(SOURCE MATERIAL)
Begin

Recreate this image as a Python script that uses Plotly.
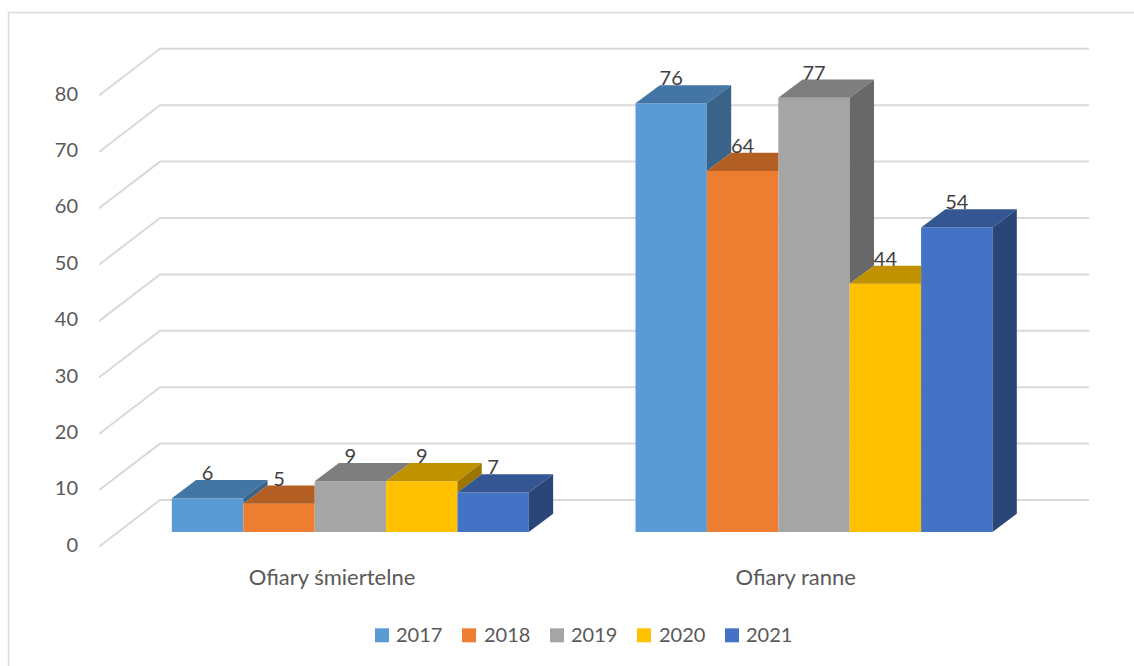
import plotly.graph_objects as go

# ---------- data ----------
categories = ["Ofiary śmiertelne", "Ofiary ranne"]
years = ["2017", "2018", "2019", "2020", "2021"]
v2017 = [6, 76]
v2018 = [5, 64]
v2019 = [9, 77]
v2020 = [9, 44]
v2021 = [7, 54]
series = [v2017, v2018, v2019, v2020, v2021]
y_ticks = [0, 10, 20, 30, 40, 50, 60, 70, 80]

front = ["#5B9BD5", "#ED7D31", "#A5A5A5", "#FFC000", "#4472C4"]
top = ["#4376A4", "#B35E22", "#7E7E7E", "#C09200", "#345794"]
side = ["#3A6389", "#8F4B1B", "#686868", "#9C7600", "#2A4679"]

# ---------- layout constants (pixels) ----------
W, H = 1134, 666
PLOT_L, PLOT_R = 99, 1089
PLOT_T, PLOT_B = 39.1, 546.7
PX_PER_UNIT_Y = 5.64
PX_PER_GROUP = 463.65
G0_PX = 350.35
Y_MAX = (PLOT_B - PLOT_T) / PX_PER_UNIT_Y
X_MIN = (PLOT_L - G0_PX) / PX_PER_GROUP
X_MAX = (PLOT_R - G0_PX) / PX_PER_GROUP

BAR_W = 71.4 / PX_PER_GROUP          # x units
DX = 24.3 / PX_PER_GROUP             # bar depth, x units
DY = 18.2 / PX_PER_UNIT_Y            # bar depth, y units
FLOOR = (PLOT_B - 532) / PX_PER_UNIT_Y  # bar front base above the axis zero
WALL_DX = 61 / PX_PER_GROUP
WALL_DY = 46.7 / PX_PER_UNIT_Y
LABEL_UP = 5 / PX_PER_UNIT_Y
GROUP_W = BAR_W * len(years)
TEXT = "#595959"
FONT = "Lato"

fig = go.Figure()

# front faces: real bars
for i, name in enumerate(years):
    fig.add_trace(go.Bar(x=[0, 1], y=series[i], base=FLOOR, name=name,
                         marker=dict(color=front[i], line=dict(width=0)),
                         showlegend=False, hoverinfo="skip"))

# top and side faces derived from the same values
for g in range(len(categories)):
    for i in range(len(years)):
        v = series[i][g]
        nxt = series[i + 1][g] if i + 1 < len(years) else 0
        xl = g - GROUP_W / 2 + i * BAR_W
        xr = xl + BAR_W
        t = FLOOR + v
        tb = t + DY
        if nxt > v:      # next bar is taller and hides what lies right of this bar
            tx = [xl, xr, xr, xl + DX, xl]
            ty = [t, t, tb, tb, t]
        else:
            tx = [xl, xr, xr + DX, xl + DX, xl]
            ty = [t, t, tb, tb, t]
        fig.add_trace(go.Scatter(x=tx, y=ty, mode="lines", fill="toself",
                                 fillcolor=top[i], line=dict(width=0),
                                 showlegend=False, hoverinfo="skip"))
        if v > nxt:
            low = FLOOR + nxt
            fig.add_trace(go.Scatter(x=[xr, xr + DX, xr + DX, xr, xr],
                                     y=[t, tb, low + DY, low, t],
                                     mode="lines", fill="toself",
                                     fillcolor=side[i], line=dict(width=0),
                                     showlegend=False, hoverinfo="skip"))

# data labels
for i in range(len(years)):
    fig.add_trace(go.Scatter(
        x=[g - GROUP_W / 2 + (i + 0.5) * BAR_W for g in range(len(categories))],
        y=[FLOOR + v + DY + LABEL_UP for v in series[i]],
        mode="text", text=[str(v) for v in series[i]],
        textposition="middle center",
        textfont=dict(family=FONT, size=20, color="#404040"),
        cliponaxis=False, showlegend=False, hoverinfo="skip"))

shapes = []
# gridlines: side wall + back wall
for v in y_ticks:
    path = (f"M {X_MIN} {v} L {X_MIN + WALL_DX} {v + WALL_DY} "
            f"L {X_MAX} {v + WALL_DY}")
    shapes.append(dict(type="path", xref="x", yref="y", path=path,
                       line=dict(color="#D9D9D9", width=2), layer="below"))

# outer frame
shapes.append(dict(type="rect", xref="paper", yref="paper",
                   x0=8.5 / W, x1=1.01, y0=-0.01, y1=1 - 12.5 / H,
                   line=dict(color="#D9D9D9", width=1.5), layer="below"))

# legend
LEG_SQ = [375, 462, 550, 637, 725]
LEG_TXT = [394.7, 482.5, 570, 657.7, 745]
LEG_Y = 635.3
LEG_TXT_Y = 634
annotations = []
for i, name in enumerate(years):
    shapes.append(dict(type="rect", xref="paper", yref="paper",
                       x0=LEG_SQ[i] / W, x1=(LEG_SQ[i] + 14) / W,
                       y0=1 - (LEG_Y + 7) / H, y1=1 - (LEG_Y - 7) / H,
                       fillcolor=front[i], line=dict(width=0)))
    annotations.append(dict(xref="paper", yref="paper",
                            x=LEG_TXT[i] / W, y=1 - LEG_TXT_Y / H,
                            text=name, showarrow=False, xanchor="left",
                            yanchor="middle", borderpad=0,
                            font=dict(family=FONT, size=20, color=TEXT)))

fig.update_layout(
    width=W, height=H, autosize=False,
    margin=dict(l=0, r=0, t=0, b=0, pad=0),
    paper_bgcolor="white", plot_bgcolor="white",
    barmode="group", bargap=1 - GROUP_W, bargroupgap=0,
    showlegend=False,
    shapes=shapes, annotations=annotations,
    font=dict(family=FONT, size=20, color=TEXT),
    xaxis=dict(domain=[PLOT_L / W, PLOT_R / W], range=[X_MIN, X_MAX],
               tickvals=[g - 18.35 / PX_PER_GROUP for g in range(len(categories))],
               ticktext=categories, showgrid=False, zeroline=False,
               showline=False, ticks="", ticklabelstandoff=15, automargin=False,
               tickfont=dict(family=FONT, size=22, color=TEXT)),
    yaxis=dict(domain=[1 - PLOT_B / H, 1 - PLOT_T / H], range=[0, Y_MAX],
               tickvals=y_ticks, showgrid=False, zeroline=False,
               showline=False, ticks="", ticklabelstandoff=20, ticklabelshift=-2,
               automargin=False,
               tickfont=dict(family=FONT, size=20, color=TEXT)),
)

fig.write_html("out.html", config={"displayModeBar": False},
               post_script="document.body.style.margin='0';document.body.style.overflow='hidden';")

End

All of the data above should be transcribed verbatim, with pictures omitted.

(REPLY TO THE EXERCISE)
Recreate this image as a Python script that uses Plotly.
import plotly.graph_objects as go

# ---------- data ----------
categories = ["Ofiary śmiertelne", "Ofiary ranne"]
years = ["2017", "2018", "2019", "2020", "2021"]
v2017 = [6, 76]
v2018 = [5, 64]
v2019 = [9, 77]
v2020 = [9, 44]
v2021 = [7, 54]
series = [v2017, v2018, v2019, v2020, v2021]
y_ticks = [0, 10, 20, 30, 40, 50, 60, 70, 80]

front = ["#5B9BD5", "#ED7D31", "#A5A5A5", "#FFC000", "#4472C4"]
top = ["#4376A4", "#B35E22", "#7E7E7E", "#C09200", "#345794"]
side = ["#3A6389", "#8F4B1B", "#686868", "#9C7600", "#2A4679"]

# ---------- layout constants (pixels) ----------
W, H = 1134, 666
PLOT_L, PLOT_R = 99, 1089
PLOT_T, PLOT_B = 39.1, 546.7
PX_PER_UNIT_Y = 5.64
PX_PER_GROUP = 463.65
G0_PX = 350.35
Y_MAX = (PLOT_B - PLOT_T) / PX_PER_UNIT_Y
X_MIN = (PLOT_L - G0_PX) / PX_PER_GROUP
X_MAX = (PLOT_R - G0_PX) / PX_PER_GROUP

BAR_W = 71.4 / PX_PER_GROUP          # x units
DX = 24.3 / PX_PER_GROUP             # bar depth, x units
DY = 18.2 / PX_PER_UNIT_Y            # bar depth, y units
FLOOR = (PLOT_B - 532) / PX_PER_UNIT_Y  # bar front base above the axis zero
WALL_DX = 61 / PX_PER_GROUP
WALL_DY = 46.7 / PX_PER_UNIT_Y
LABEL_UP = 5 / PX_PER_UNIT_Y
GROUP_W = BAR_W * len(years)
TEXT = "#595959"
FONT = "Lato"

fig = go.Figure()

# front faces: real bars
for i, name in enumerate(years):
    fig.add_trace(go.Bar(x=[0, 1], y=series[i], base=FLOOR, name=name,
                         marker=dict(color=front[i], line=dict(width=0)),
                         showlegend=False, hoverinfo="skip"))

# top and side faces derived from the same values
for g in range(len(categories)):
    for i in range(len(years)):
        v = series[i][g]
        nxt = series[i + 1][g] if i + 1 < len(years) else 0
        xl = g - GROUP_W / 2 + i * BAR_W
        xr = xl + BAR_W
        t = FLOOR + v
        tb = t + DY
        if nxt > v:      # next bar is taller and hides what lies right of this bar
            tx = [xl, xr, xr, xl + DX, xl]
            ty = [t, t, tb, tb, t]
        else:
            tx = [xl, xr, xr + DX, xl + DX, xl]
            ty = [t, t, tb, tb, t]
        fig.add_trace(go.Scatter(x=tx, y=ty, mode="lines", fill="toself",
                                 fillcolor=top[i], line=dict(width=0),
                                 showlegend=False, hoverinfo="skip"))
        if v > nxt:
            low = FLOOR + nxt
            fig.add_trace(go.Scatter(x=[xr, xr + DX, xr + DX, xr, xr],
                                     y=[t, tb, low + DY, low, t],
                                     mode="lines", fill="toself",
                                     fillcolor=side[i], line=dict(width=0),
                                     showlegend=False, hoverinfo="skip"))

# data labels
for i in range(len(years)):
    fig.add_trace(go.Scatter(
        x=[g - GROUP_W / 2 + (i + 0.5) * BAR_W for g in range(len(categories))],
        y=[FLOOR + v + DY + LABEL_UP for v in series[i]],
        mode="text", text=[str(v) for v in series[i]],
        textposition="middle center",
        textfont=dict(family=FONT, size=20, color="#404040"),
        cliponaxis=False, showlegend=False, hoverinfo="skip"))

shapes = []
# gridlines: side wall + back wall
for v in y_ticks:
    path = (f"M {X_MIN} {v} L {X_MIN + WALL_DX} {v + WALL_DY} "
            f"L {X_MAX} {v + WALL_DY}")
    shapes.append(dict(type="path", xref="x", yref="y", path=path,
                       line=dict(color="#D9D9D9", width=2), layer="below"))

# outer frame
shapes.append(dict(type="rect", xref="paper", yref="paper",
                   x0=8.5 / W, x1=1.01, y0=-0.01, y1=1 - 12.5 / H,
                   line=dict(color="#D9D9D9", width=1.5), layer="below"))

# legend
LEG_SQ = [375, 462, 550, 637, 725]
LEG_TXT = [394.7, 482.5, 570, 657.7, 745]
LEG_Y = 635.3
LEG_TXT_Y = 634
annotations = []
for i, name in enumerate(years):
    shapes.append(dict(type="rect", xref="paper", yref="paper",
                       x0=LEG_SQ[i] / W, x1=(LEG_SQ[i] + 14) / W,
                       y0=1 - (LEG_Y + 7) / H, y1=1 - (LEG_Y - 7) / H,
                       fillcolor=front[i], line=dict(width=0)))
    annotations.append(dict(xref="paper", yref="paper",
                            x=LEG_TXT[i] / W, y=1 - LEG_TXT_Y / H,
                            text=name, showarrow=False, xanchor="left",
                            yanchor="middle", borderpad=0,
                            font=dict(family=FONT, size=20, color=TEXT)))

fig.update_layout(
    width=W, height=H, autosize=False,
    margin=dict(l=0, r=0, t=0, b=0, pad=0),
    paper_bgcolor="white", plot_bgcolor="white",
    barmode="group", bargap=1 - GROUP_W, bargroupgap=0,
    showlegend=False,
    shapes=shapes, annotations=annotations,
    font=dict(family=FONT, size=20, color=TEXT),
    xaxis=dict(domain=[PLOT_L / W, PLOT_R / W], range=[X_MIN, X_MAX],
               tickvals=[g - 18.35 / PX_PER_GROUP for g in range(len(categories))],
               ticktext=categories, showgrid=False, zeroline=False,
               showline=False, ticks="", ticklabelstandoff=15, automargin=False,
               tickfont=dict(family=FONT, size=22, color=TEXT)),
    yaxis=dict(domain=[1 - PLOT_B / H, 1 - PLOT_T / H], range=[0, Y_MAX],
               tickvals=y_ticks, showgrid=False, zeroline=False,
               showline=False, ticks="", ticklabelstandoff=20, ticklabelshift=-2,
               automargin=False,
               tickfont=dict(family=FONT, size=20, color=TEXT)),
)

fig.write_html("out.html", config={"displayModeBar": False},
               post_script="document.body.style.margin='0';document.body.style.overflow='hidden';")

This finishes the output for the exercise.